Asbury Park musician Mike Chick, best known for steering the beautifully unhinged ship that is Yawn Mower, is gearing up for the release of a new solo LP titled Congarts, out April 17 via Mint 400 Records. No, that’s not a typo: A cake gifted to him once read “Congarts.” The universe spoke, and Chick had his next album title.
The first single, “Tomorrow Is All A Blur,” landed February 20, paired with a cover of The Minutemen’s “Corona.” The second single, “Atom Bomb,” drops March 20, doublind down on this single’s formula with a well-selected B-side take on Guided By Voices’ “Teenage FBI.”
“Tomorrow Is All A Blur” feels like indie pop wired through a basement drum machine that hasn’t slept in weeks. Buzzing synths and fuzzed-out guitars crash in over a stiff, looping beat that refuses to blink. It’s restless, mechanical, and strangely comforting, the kind of track that stares at the ceiling with you at 2 a.m. and doesn’t pretend to have answers. The repetition isn’t lazy so much as it is deliberate. The fog is the point.
On “Corona”, Chick reins it in, drains the twitchy chaos from the original, and rebuilds it into something breezier and more reflective. Warm organ, nimble guitar lines, a steadier pulse. In place of confrontation, there is nuance and drift. It’s not cosplay punk, and it keeps the song feeling fresh without sacrificing what made the original Minutemen version so special.

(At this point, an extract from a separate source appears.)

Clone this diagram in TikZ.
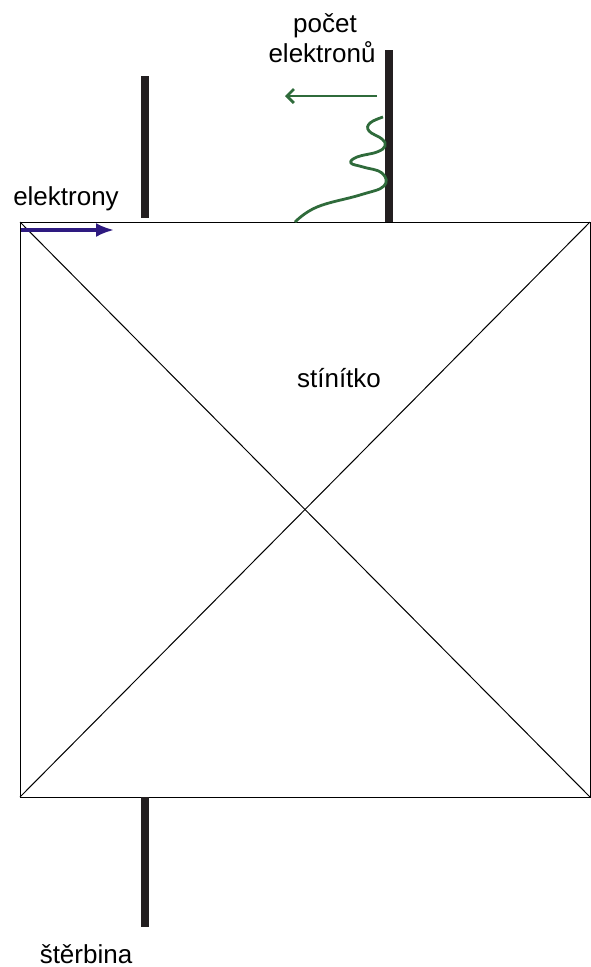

Congarts follows 2023’s More Thrills, Less Hills and plays like a mixtape made by someone who never stopped tinkering. Drum machine and combo organ lead most of the charge. There’s one full-tilt rock burner, two acoustic cuts, and even an intermezzo stitched together with a homemade recording of backyard crickets. It was recorded mostly between Summer 2024 and Fall 2025 while Chick was also grinding through the next Yawn Mower LP.
The record features vocals from Martin Howth across all tracks, plus contributions from Bob Paulos and Nicole Scorsone, who add live drums, guitar, synth, violin, and viola to select cuts. Raindrops leak into one track. Trains pass in the backgrounds of other takes. Imperfections stay in and only add to the charm. “Atom Bomb” hits March 20. Congarts drops April 17. Misspelled or not, the message is clear: keep working, keep recording, keep the tape rolling. That’s where the magic comes through.